People often ask me, “How much rest do I need between sets?” Typically, if you are coming from the body-building, powerlifting and even speed/agility training background, the rest periods are greater in order to be at near 100% for the next tough strength or speed set. However, transitioning into a timed running endurance or muscle stamina training goal program, the rest sets are typically best accomplished through what is called “active rest.”

Here are a few questions that are combined from several commonly asked questions concerning a variety of types of training protocols:

Is three minutes enough rest between rounds of your running and leg PT,  or am I overdoing the rest period?

Well, it depends. But no, you do not need that much rest if you are in good shape.  But if you are starting out with running a timed run pace at 6-7 minutes per mile, you may find you need that much rest. 

Usually, for running goal paced interval sets, the rest between is spent either doing other exercises like squats, lunges or core work while you catch your breath or taking about 50% of the time it took you to run your distance and limit your rest to that amount of time. 

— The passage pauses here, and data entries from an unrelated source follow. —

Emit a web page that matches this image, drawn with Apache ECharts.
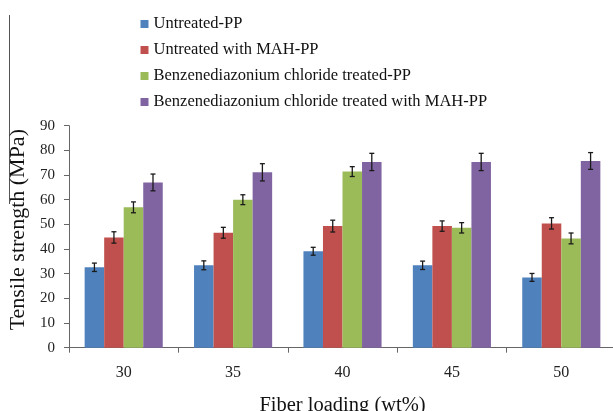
<!DOCTYPE html>
<html>
<head>
<meta charset="utf-8">
<script src="https://cdn.jsdelivr.net/npm/echarts@6/dist/echarts.min.js"></script>
<style>html,body{margin:0;padding:0;background:#fff}#c{width:613px;height:411px}</style>
</head>
<body>
<div id="c"></div>
<script>
const categories = ['30', '35', '40', '45', '50'];
const seriesNames = [
  'Untreated-PP',
  'Untreated with MAH-PP',
  'Benzenediazonium chloride treated-PP',
  'Benzenediazonium chloride treated with MAH-PP'
];
const untreatedPP = [32.6, 33.4, 39.1, 33.4, 28.5];
const untreatedMAH = [44.7, 46.6, 49.3, 49.3, 50.4];
const bdcPP = [56.9, 60.0, 71.4, 48.6, 44.3];
const bdcMAH = [67.0, 71.1, 75.3, 75.3, 75.7];
const errUntreatedPP = [1.7, 1.8, 1.6, 1.7, 1.6];
const errUntreatedMAH = [2.3, 2.2, 2.4, 2.1, 2.3];
const errBdcPP = [2.2, 2.0, 2.0, 2.1, 2.2];
const errBdcMAH = [3.4, 3.5, 3.5, 3.5, 3.4];
const yTicks = { min: 0, max: 90, interval: 10 };

const values = [untreatedPP, untreatedMAH, bdcPP, bdcMAH];
const errors = [errUntreatedPP, errUntreatedMAH, errBdcPP, errBdcMAH];
const colors = ['#4F81BD', '#C0504D', '#9BBB59', '#8064A2'];
const gapRatio = 0.286;
const font = 'Liberation Serif';

const series = [];
values.forEach((vals, k) => {
  series.push({
    name: seriesNames[k],
    type: 'bar',
    data: vals,
    barGap: '0%',
    barCategoryGap: (gapRatio * 100) + '%',
    itemStyle: { color: colors[k] },
    z: 2
  });
});
values.forEach((vals, k) => {
  series.push({
    type: 'custom',
    name: 'err' + k,
    z: 5,
    encode: { x: 0, y: 1 },
    data: vals.map((v, i) => [i, v, errors[k][i]]),
    renderItem: function (params, api) {
      const ci = api.value(0), v = api.value(1), e = api.value(2);
      const band = api.size([1, 0])[0];
      const bw = band * (1 - gapRatio) / 4;
      const x = api.coord([ci, v])[0] + (k - 1.5) * bw;
      const top = api.coord([ci, v + e])[1];
      const bot = api.coord([ci, v - e])[1];
      const cap = 2.5;
      const st = { stroke: '#1a1a1a', lineWidth: 1.3 };
      return {
        type: 'group',
        children: [
          { type: 'line', shape: { x1: x, y1: top, x2: x, y2: bot }, style: st },
          { type: 'line', shape: { x1: x - cap, y1: top, x2: x + cap, y2: top }, style: st },
          { type: 'line', shape: { x1: x - cap, y1: bot, x2: x + cap, y2: bot }, style: st }
        ]
      };
    }
  });
});

const chart = echarts.init(document.getElementById('c'), null, { renderer: 'canvas' });
chart.setOption({
  animation: false,
  backgroundColor: '#fff',
  grid: { left: 69, top: 125.7, width: 547, bottom: 63.3, containLabel: false, outerBoundsMode: 'none' },
  legend: {
    data: seriesNames,
    orient: 'vertical',
    left: 140.5,
    top: 15.5,
    padding: 0,
    itemWidth: 8,
    itemHeight: 8,
    itemGap: 9,
    itemTextGap: 4,
    icon: 'rect',
    selectedMode: false,
    textStyle: { fontFamily: font, fontSize: 16.5, color: '#111' }
  },
  xAxis: {
    type: 'category',
    data: categories,
    name: 'Fiber loading (wt%)',
    nameLocation: 'middle',
    nameGap: 47,
    nameTextStyle: { fontFamily: font, fontSize: 20.5, color: '#111' },
    axisLine: { lineStyle: { color: '#666', width: 1 } },
    axisTick: { show: true, length: 5, lineStyle: { color: '#666' } },
    axisLabel: { fontFamily: font, fontSize: 16, color: '#222', margin: 17 }
  },
  yAxis: {
    type: 'value',
    min: yTicks.min,
    max: yTicks.max,
    interval: yTicks.interval,
    name: 'Tensile strength (MPa)',
    nameLocation: 'middle',
    nameGap: 39,
    nameTextStyle: { fontFamily: font, fontSize: 22, color: '#111', padding: [0, 0, 0, 14] },
    axisLine: { show: true, lineStyle: { color: '#666', width: 1 } },
    axisTick: { show: true, length: 5, lineStyle: { color: '#666' } },
    axisLabel: { fontFamily: font, fontSize: 15, color: '#222', margin: 14 },
    splitLine: { show: false }
  },
  graphic: [
    { type: 'line', shape: { x1: 9.5, y1: 15, x2: 9.5, y2: 204 }, style: { stroke: '#555', lineWidth: 1 } }
  ],
  series: series
});
</script>
</body>
</html>
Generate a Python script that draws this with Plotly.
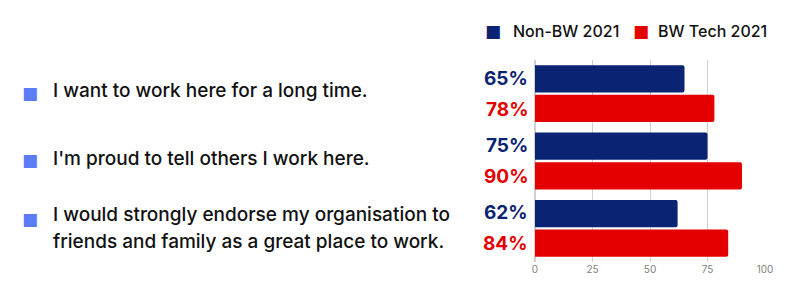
import plotly.graph_objects as go

statements = [
    "I want to work here for a long time.",
    "I'm proud to tell others I work here.",
    "I would strongly endorse my organisation to<br>friends and family as a great place to work.",
]
cats = ["Q1", "Q2", "Q3"]
non_bw = [65, 75, 62]
bw_tech = [78, 90, 84]
series_names = ["Non-BW 2021", "BW Tech 2021"]
ticks = [0, 25, 50, 75, 100]

BLUE = "#0b2373"
RED = "#e50000"
BULLET = "#5b7cf3"
FONT = "Inter, Open Sans, sans-serif"

W, H = 800, 304
ML, MR, MT, MB = 535, 35, 60, 42
PW = W - ML - MR
PH = H - MT - MB
LINE_H = 27


def px(xpix):
    return (xpix - ML) / PW


def py(ypix):
    return 1 - (ypix - MT) / PH


fig = go.Figure()
colors = [BLUE, RED]
for name, vals, col in zip(series_names, [non_bw, bw_tech], colors):
    fig.add_trace(go.Bar(y=cats, x=vals, orientation="h", name=name,
                         marker=dict(color=col, line=dict(width=0))))

ann = []
for i, c in enumerate(cats):
    ann.append(dict(x=0, y=c, xref="x", yref="y", text=f"<b>{non_bw[i]}%</b>",
                    showarrow=False, xanchor="right", xshift=-5, yshift=15.5,
                    font=dict(family=FONT, size=19, color=BLUE)))
    ann.append(dict(x=0, y=c, xref="x", yref="y", text=f"<b>{bw_tech[i]}%</b>",
                    showarrow=False, xanchor="right", xshift=-5, yshift=-15.5,
                    font=dict(family=FONT, size=19, color=RED)))
    lines = statements[i].split("<br>")
    n = len(lines)
    base = 3 if n == 1 else 0
    for k, line in enumerate(lines):
        ys = base + ((n - 1) / 2 - k) * LINE_H
        ann.append(dict(x=px(51), y=c, xref="paper", yref="y", text=line,
                        showarrow=False, xanchor="left", align="left", yshift=ys,
                        font=dict(family=FONT, size=19, color="#111111", weight=500)))
    ann.append(dict(x=px(30), y=c, xref="paper", yref="y", text="■",
                    showarrow=False, xanchor="center",
                    yshift=1 if n == 1 else 9,
                    font=dict(family="DejaVu Sans", size=17, color=BULLET)))

# manual legend
leg_sq_x = [493, 641]
leg_txt_x = [511, 656]
for name, col, sx, tx in zip(series_names, colors, leg_sq_x, leg_txt_x):
    ann.append(dict(x=px(sx), y=py(31), xref="paper", yref="paper", text="■",
                    showarrow=False, xanchor="center", yanchor="middle",
                    font=dict(family="DejaVu Sans", size=17, color=col)))
    ann.append(dict(x=px(tx), y=py(31), xref="paper", yref="paper", text=name,
                    showarrow=False, xanchor="left", yanchor="middle",
                    font=dict(family=FONT, size=16, color="#111111", weight=500)))

fig.update_layout(
    width=W, height=H,
    margin=dict(l=ML, r=MR, t=MT, b=MB, autoexpand=False),
    paper_bgcolor="white", plot_bgcolor="white",
    barmode="group", bargap=0.12, bargroupgap=0.08, barcornerradius=2,
    font=dict(family=FONT),
    showlegend=False,
    annotations=ann,
    xaxis=dict(range=[0, 100], tickvals=ticks, showgrid=True, gridcolor="#d0d0d0",
               gridwidth=1, zeroline=True, zerolinecolor="#d0d0d0", showline=False,
               tickfont=dict(family=FONT, size=10, color="#808080"), fixedrange=True),
    yaxis=dict(autorange="reversed", showticklabels=False, showgrid=False,
               showline=False, zeroline=False, ticks=""),
)
fig.write_html("out.html")
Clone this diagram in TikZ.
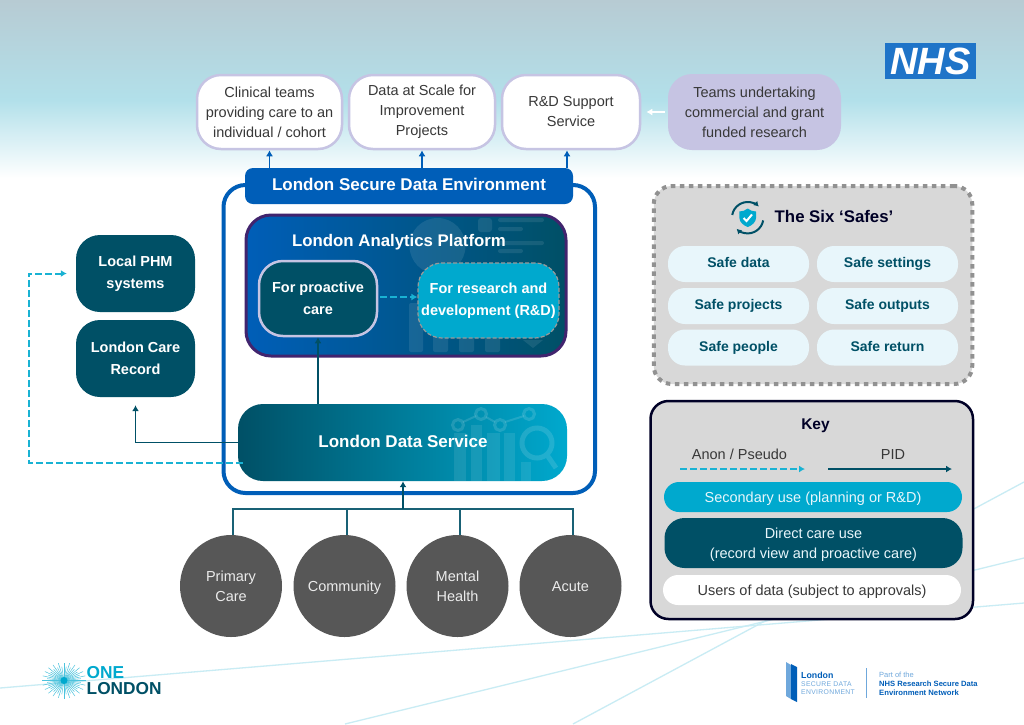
\documentclass[tikz,border=0pt]{standalone}
\usepackage{fontspec}
\setmainfont{Liberation Sans}
\usepackage{tikz}
\usetikzlibrary{arrows.meta}
\definecolor{nhsblue}{HTML}{005EB8}
\definecolor{logoblue}{HTML}{1F74C8}
\definecolor{deepteal}{HTML}{005066}
\definecolor{brightteal}{HTML}{00A9CE}
\definecolor{lavender}{HTML}{C6C4E3}
\definecolor{plum}{HTML}{41246E}
\definecolor{slate}{HTML}{575757}
\definecolor{panel}{HTML}{D8D8D8}
\definecolor{icewhite}{HTML}{E8F6FB}
\definecolor{skyline}{HTML}{C9ECF4}
\definecolor{bodytext}{HTML}{383838}
\definecolor{skytop}{HTML}{B7CBD3}
\definecolor{skymid}{HTML}{B2E0EA}
\definecolor{softblue}{HTML}{6FA8DC}
\begin{document}
\begin{tikzpicture}
    [
    x=1pt,y=-1pt,
    every node/.style={inner sep=0pt,align=center},
    body/.style={font=\fontsize{14.5}{20}\selectfont},
    strong/.style={font=\fontsize{14.5}{22}\selectfont\bfseries},
    userbox/.style={body,draw=lavender,line width=2.5pt,fill=white,rounded corners=24pt,text=bodytext,minimum height=74pt},
    carebox/.style={strong,fill=deepteal,text=white,rounded corners=24pt,minimum width=119pt,minimum height=77pt},
    safepill/.style={font=\fontsize{14}{16}\selectfont\bfseries,fill=icewhite,text=deepteal,rounded corners=17pt,minimum width=141pt,minimum height=36pt,text height=10.2pt,text depth=3pt},
    keypill/.style={body,rounded corners=15pt,minimum width=298pt,text depth=0pt},
    site/.style={circle,body,fill=slate,text=white!92!black,minimum size=102pt},
    flow/.style={line width=1.9pt,-{Latex[length=6pt,width=7pt]}},
    dataline/.style={line width=1.9pt,draw=deepteal!90!white},
    dashflow/.style={flow,line width=2pt,draw=brightteal!90!white,dash pattern=on 7pt off 3pt},
    ghost/.style={draw=none,fill=white,fill opacity=0.09},
    ghostline/.style={draw=white,draw opacity=0.13,fill=none},
    ]
    \useasboundingbox (0,0) rectangle (1024,724);
    \fill [white] (0,0) rectangle (1024,724);
    \shade [top color=skytop,bottom color=skymid] (0,0) rectangle (1024,100);
    \shade [top color=skymid,bottom color=white] (0,100) rectangle (1024,178);

    \draw [skyline,line width=1.3pt] (0,688) -- (1024,603);
    \draw [skyline,line width=1.3pt] (345,724) -- (1024,558);
    \draw [skyline,line width=1.3pt] (573,724) -- (1024,482);

    \node (nhs) at (930.5,61) [fill=logoblue,text=white,minimum width=91pt,minimum height=36pt,text height=26pt,text depth=0pt,font=\fontsize{38}{38}\selectfont\bfseries\itshape] {NHS};

    \node (clin) at (269.5,112) [userbox,minimum width=145pt] {Clinical teams\\providing care to an\\individual / cohort};
    \node (scale) at (422,112) [userbox,minimum width=146pt] {Data at Scale for\\Improvement\\Projects};
    \node (sup) at (571,112) [userbox,minimum width=138pt] {R\&D Support\\Service};
    \node (teams) at (754.5,112) [body,fill=lavender,text=bodytext,rounded corners=24pt,minimum width=173pt,minimum height=76pt] {Teams undertaking\\commercial and grant\\funded research};

    \node (frame) at (409.25,339) [draw=nhsblue,line width=4pt,rounded corners=22pt,minimum width=371.5pt,minimum height=308pt] {};
    \node (sde) at (409,186) [fill=nhsblue,text=white,rounded corners=8pt,minimum width=328pt,minimum height=36pt,text depth=3.5pt,font=\fontsize{17}{20}\selectfont\bfseries] {London Secure Data Environment};

    \node (lap) at (406,285.5) [draw=plum,line width=3pt,left color=nhsblue,right color=deepteal,rounded corners=25pt,minimum width=320pt,minimum height=141pt] {};
    \fill [ghost] (437.5,246) circle (28);
    \fill [ghost,rounded corners=3pt] (478,218) rectangle (492,232);
    \fill [ghost,rounded corners=2pt] (498,218) rectangle (544,222);
    \fill [ghost,rounded corners=2pt] (498,227) rectangle (523,231);
    \fill [ghost,rounded corners=2pt] (498,241) rectangle (544,245);
    \fill [ghost,rounded corners=2pt] (498,249) rectangle (523,253);
    \fill [ghost,rounded corners=2pt] (409,303) rectangle (423,352);
    \fill [ghost,rounded corners=2pt] (433,320) rectangle (448,352);
    \fill [ghost,rounded corners=2pt] (459,320) rectangle (474,352);
    \fill [ghost,rounded corners=2pt] (485,320) rectangle (500,352);
    \fill [ghost] (523,340) -- (543,340) -- (533,348) -- cycle;
    \node (laptitle) at (399,242) [text=white,font=\fontsize{16.8}{20}\selectfont\bfseries] {London Analytics Platform};
    \node (pro) at (318,298.5) [strong,draw=lavender,line width=2.5pt,fill=deepteal,text=white,rounded corners=24pt,minimum width=118pt,minimum height=75pt] {For proactive\\care};
    \node (res) at (488.5,300.5) [strong,draw=black!40,line width=1.2pt,dash pattern=on 4pt off 2pt,fill=brightteal,text=white,rounded corners=24pt,minimum width=141pt,minimum height=75pt] {For research and\\development (R\&D)};

    \node (lds) at (402.5,442.5) [left color=deepteal,right color=brightteal,rounded corners=25pt,minimum width=329pt,minimum height=77pt] {};
    \fill [ghost] (454,433) rectangle (466,481);
    \fill [ghost] (471,425) rectangle (482,481);
    \fill [ghost] (487,433) rectangle (500,481);
    \fill [ghost] (504,433) rectangle (515,481);
    \fill [ghost] (521,462) rectangle (531,481);
    \draw [ghostline,line width=3pt] (458,425) circle (5.5) (481,414) circle (5.5) (500,425) circle (5.5) (529,414) circle (5.5);
    \draw [ghostline,line width=2pt] (463,422) -- (476,416) (486,417) -- (495,422) (505,422) -- (524,416);
    \draw [ghostline,line width=5pt] (537,443) circle (15) (547,455) -- (556,468);
    \node (ldstitle) at (403,441) [text=white,font=\fontsize{17}{20}\selectfont\bfseries] {London Data Service};

    \node (phm) at (135.5,273.5) [carebox] {Local PHM\\systems};
    \node (rec) at (135.5,358.5) [carebox] {London Care\\Record};

    \node (prim) at (231,586) [site] {Primary\\Care};
    \node (comm) at (344.5,586) [site,text depth=0pt] {Community};
    \node (ment) at (457.5,586) [site] {Mental\\Health};
    \node (acut) at (570.5,586) [site,text depth=0pt] {Acute};

    \coordinate (bus) at (403,509);
    \coordinate (corner) at (28.5,273.5);

    \draw [flow,draw=nhsblue] (sde.north -| clin.south) -- (clin.south);
    \draw [flow,draw=nhsblue] (sde.north -| scale.south) -- (scale.south);
    \draw [flow,draw=nhsblue] ([xshift=-4pt]sup.south |- sde.north) -- ([xshift=-4pt]sup.south);
    \draw [flow,draw=white,shorten >=5pt,shorten <=3pt] (teams.west) -- (sup.east);

    \draw [dashflow,shorten <=2pt] ([yshift=1.5pt]pro.east) -- ([yshift=1.5pt]pro.east -| res.west);
    \draw [flow,draw=deepteal] (lds.north -| pro.south) -- (pro.south);
    \draw [flow,draw=deepteal,shorten >=8pt] (lds.west) -| (rec.south);
    \draw [dashflow,shorten >=9pt] ([xshift=5pt,yshift=-20pt]lds.west) -| (corner) -- (phm.west);

    \draw [dataline] ([xshift=2pt]prim.north) |- (bus);
    \draw [dataline] ([xshift=2.5pt]comm.north) |- (bus);
    \draw [dataline] ([xshift=2.5pt]ment.north) |- (bus);
    \draw [dataline] ([xshift=2.5pt]acut.north) |- (bus);
    \draw [flow,draw=deepteal] (bus) -- (bus |- lds.south);

    \node (safes) at (813,285) [draw=black!43,line width=4pt,dash pattern=on 4.5pt off 4.5pt,fill=panel,rounded corners=18pt,minimum width=318.5pt,minimum height=198pt] {};
    \node (safetitle) at (834,216) [text=black!85!blue,font=\fontsize{16.8}{20}\selectfont\bfseries] {The Six ‘Safes’};
    \draw [deepteal,line width=2pt,-{Latex[length=5pt,width=6pt]}] (747.7,217.7) ++(-170:15.7) arc [start angle=-170,end angle=-45,radius=15.7];
    \draw [deepteal,line width=2pt,-{Latex[length=5pt,width=6pt]}] (747.7,217.7) ++(10:15.7) arc [start angle=10,end angle=135,radius=15.7];
    \fill [brightteal] (747.7,208.5) .. controls (750,210.5) and (753,211.5) .. (756,211.5) -- (756,218) .. controls (756,222) and (752,225.5) .. (747.7,227) .. controls (743.4,225.5) and (739.4,222) .. (739.4,218) -- (739.4,211.5) .. controls (742.4,211.5) and (745.4,210.5) .. (747.7,208.5) -- cycle;
    \draw [white,line width=2pt] (743.6,218) -- (746.5,221) -- (752,214.5);

    \node (sdata) at (738.5,264) [safepill] {Safe data};
    \node (sset) at (887.5,264) [safepill] {Safe settings};
    \node (sproj) at (738.5,306) [safepill] {Safe projects};
    \node (sout) at (887.5,306) [safepill] {Safe outputs};
    \node (speop) at (738.5,347.5) [safepill] {Safe people};
    \node (sret) at (887.5,347.5) [safepill] {Safe return};

    \node (key) at (811.75,510) [draw=black!85!blue,line width=2.5pt,fill=panel,rounded corners=18pt,minimum width=322.5pt,minimum height=218pt] {};
    \node (keytitle) at (815.5,426) [text=black!85!blue,font=\fontsize{15.5}{20}\selectfont\bfseries] {Key};
    \node (anon) at (739.5,454.5) [body,text=bodytext] {Anon / Pseudo};
    \node (pid) at (893,454.5) [body,text=bodytext] {PID};
    \coordinate (anonl) at (680,469);
    \coordinate (anonr) at (805,469);
    \coordinate (pidl) at (828,469);
    \coordinate (pidr) at (952,469);
    \draw [dashflow] (anonl) -- (anonr);
    \draw [flow,draw=deepteal] (pidl) -- (pidr);
    \node (second) at (813,497) [keypill,fill=brightteal,text=icewhite,minimum height=30pt] {Secondary use (planning or R\&D)};
    \node (direct) at (813.5,543) [keypill,fill=deepteal,text=icewhite,minimum height=50pt,rounded corners=20pt] {Direct care use\\(record view and proactive care)};
    \node (users) at (812,590) [keypill,fill=white,text=bodytext,minimum height=30pt] {Users of data (subject to approvals)};

    \foreach \a in {0,15,...,345} {
        \draw [brightteal!70!white,line width=0.5pt] (64,680.5) -- ++(\a:22 and 18);
        \draw [brightteal!70!white,line width=0.5pt] (64,680.5) -- ++(\a+7.5:17 and 14);
    }
    \fill [brightteal] (64,680.5) circle (3.5);
    \node (onelondon) at (86.5,681) [anchor=west,align=left,font=\fontsize{17.3}{16}\selectfont\bfseries] {\textcolor{brightteal}{ONE}\\\textcolor{deepteal}{LONDON}};

    \fill [softblue] (786,662) -- (791,665) -- (791,699) -- (786,696) -- cycle;
    \fill [nhsblue] (791,664) -- (797,667) -- (797,702) -- (791,699) -- cycle;
    \node (sdel) at (801,675) [anchor=west,text=nhsblue,font=\fontsize{8.8}{10}\selectfont\bfseries] {London};
    \node (sdes) at (801,684.5) [anchor=west,text=softblue,font=\fontsize{6.8}{8}\selectfont\addfontfeature{LetterSpace=5}] {SECURE DATA};
    \node (sdee) at (801,692.5) [anchor=west,text=softblue,font=\fontsize{6.8}{8}\selectfont\addfontfeature{LetterSpace=5}] {ENVIRONMENT};
    \draw [softblue,line width=0.8pt] (866.3,668) -- (866.3,698);
    \node (part) at (879,674.5) [anchor=west,text=softblue,font=\fontsize{7.5}{8}\selectfont] {Part of the};
    \node (netw) at (879,684) [anchor=west,text=nhsblue,font=\fontsize{7.6}{8}\selectfont\bfseries] {NHS Research Secure Data};
    \node (netx) at (879,693) [anchor=west,text=nhsblue,font=\fontsize{7.7}{8}\selectfont\bfseries] {Environment Network};
\end{tikzpicture}
\end{document}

As in the above linked running and leg PT article, that workout has running to do and leg exercises each set. Rest your lungs while doing leg PT, then get moving again with the next set. Add time to consume water or do a leg stretch if needed each set.

How much rest is required between sets or levels of the PT pyramid?

No, you do not need to rest during the PT pyramid. In fact, treat each set of the pyramid as a circuit. These exercises can be arranged so you do not work the same muscle groups in a row. For instance, if the PT pyramid has you doing pull-ups x 1, push-ups x 2, abs exercises x 3 and dips x 2, like the PT pyramid above, you actually rest the pull-up muscles while you work the pushing muscles and core exercises. You “rest” the pushing muscles by doing the pulling and core exercises.

This is a true active rest. Eventually, your body will grow accustomed to the challenge, and you will be able to do a 1-10-1 PT pyramid without rest, other than a short stretch and occasional sips of water between levels of the pyramid.

How much rest is done during the circuit workout?

If you arrange the circuit similarly to the above style (working upper body, then lower body or push/pull muscle groups) you will find the rest needed is minimal, other than the transition from one exercise to the next. It is up to you how you arrange your circuits, but having a system of push, pull, core, legs and short cardio is a good way to get a full-body workout with an “active rest.”

But if you need a rest, take it. Get your heart rate back down, and when you feel it is possible, start moving again before you are recovered completely with your breathing or muscle fatigue. You can catch your breath and rest or stretch opposing muscle groups if the exercises are arranged in such a manner.

The goals to training are unlimited. Many people seek heavy one-rep maximum lifts, many are searching for bigger muscles, and many seek better PT scores and run times. Your goal affects the rest periods. However, if you are trying to get into better overall shape, increase your work capacity or speed, and do higher reps on PT tests, training so the rest periods shrink each week is logical.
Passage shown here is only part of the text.